The indivisibility principle holds that all human rights are equally important and should be respected in equal measure. This book provides a comprehensive explanation and analysis of indivisibility — its meaning(s), history, ideological significance, benefits, and shortfalls. In this way, the work brings indivisibility into the realm of critical thought that the principle of universality, for example, has long occupied. The work examines representations of indivisibility across multiple legal and academic sources from the last several decades in which interest in indivisibility and human rights has grown exponentially. It lucidly details how indivisibility has been used to legitimise the human rights project and fortify associated social campaigns. It illustrates the human rights community’s sincere enthusiasm for indivisibility. But it also questions the politics behind the renewed promotion of indivisibility and its declared goals.

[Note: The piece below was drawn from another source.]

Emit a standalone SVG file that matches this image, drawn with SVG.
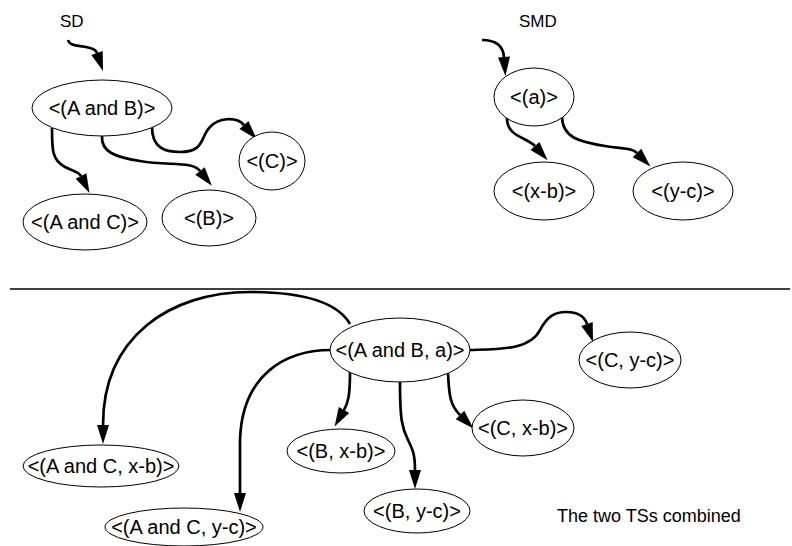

The book is structured according to these goals or social functions that indivisibility has come to take on since it was popularised at the World Conference on Human Rights. In addressing the functions of indivisibility, the book uncovers fascinating dynamics underpinning the principle and mainstream human rights theory in general. It reveals a paradox in which contemporary indivisibility both challenges and supports the traditional human rights catalogue and the social system out of which the principle arose. It asks whether persisting social contradictions and divided interests in the post-Cold War world might weaken the moral claims to a new undividedness of rights and lead to the conclusion that we should be more realistic than optimistic about how human rights law and policy has evolved and what it has to offer.
The book will be of interest to academics, researchers, and policy-makers working in the areas of human rights studies, international law, political science, and the humanities.